Shayne Dean commented: “It’s a huge honour to have won the NGO Educational Trust Bellamy Award, and it’s fantastic for the estate to be acknowledged for the work that has been done. It’s been a big team effort to get LEARN off the ground, and Countess Sondes, who has been the driving force behind this has been a huge inspiration to us all.”
Brian Hayes, NGO Educational Trust Administrator, commented: “Shayne is a truly worthy winner of the NGO Educational Trust Bellamy Award, being not only passionate about educating a wider public and introducing them to what wildlife management is all about, but also having played a big part in the Estate’s Purdey Award. The aims of the NGO Educational Trust are to promote awareness of the need for sustainable wildlife management in the countryside, and to stress the significance of the conservation work carried out by keepers, and Shayne is a shining example of both these principles.”

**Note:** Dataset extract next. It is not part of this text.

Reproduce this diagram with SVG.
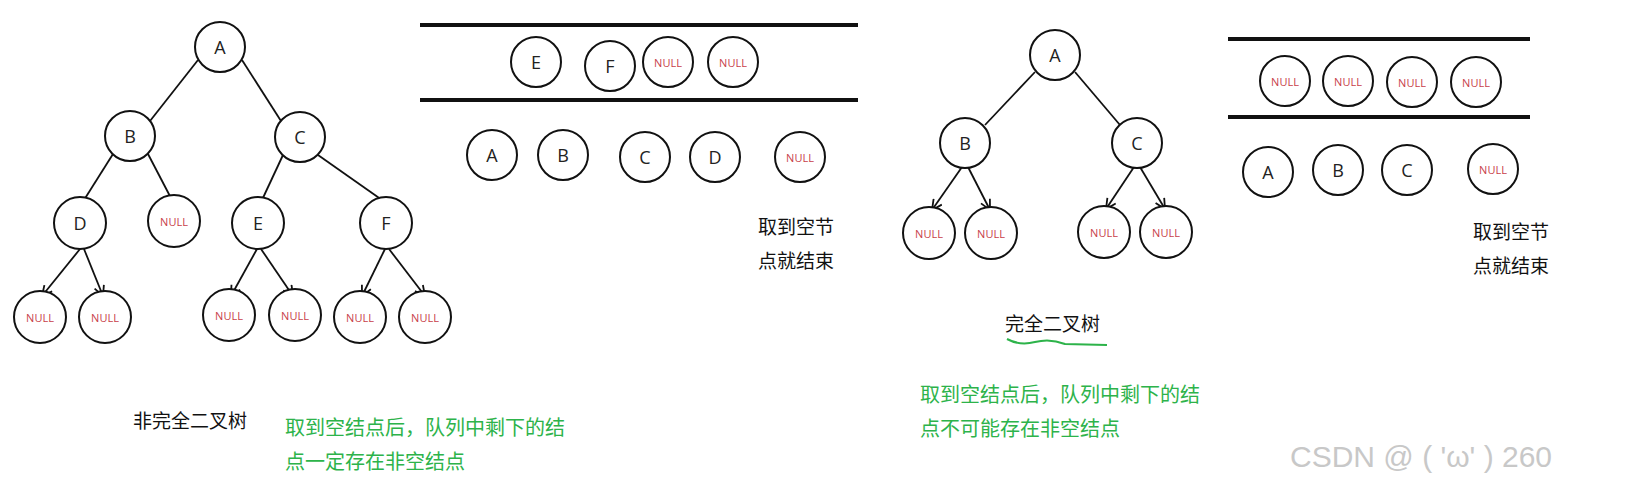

The NGO Educational Trust launched the Bellamy Award in 2010 to recognise those who display exceptional creativity and initiative in promoting the gamekeeper’s role in sustainable countryside management. The trophy received by Shayne Dean is made from a piece of bog oak many thousands of years old. It was presented to the NGO Educational Trust by the conservationist (and NGO Patron) Professor David Bellamy to symbolise the enduring nature of mankind’s relationship with the living landscape, and is awarded along with a cheque for £250.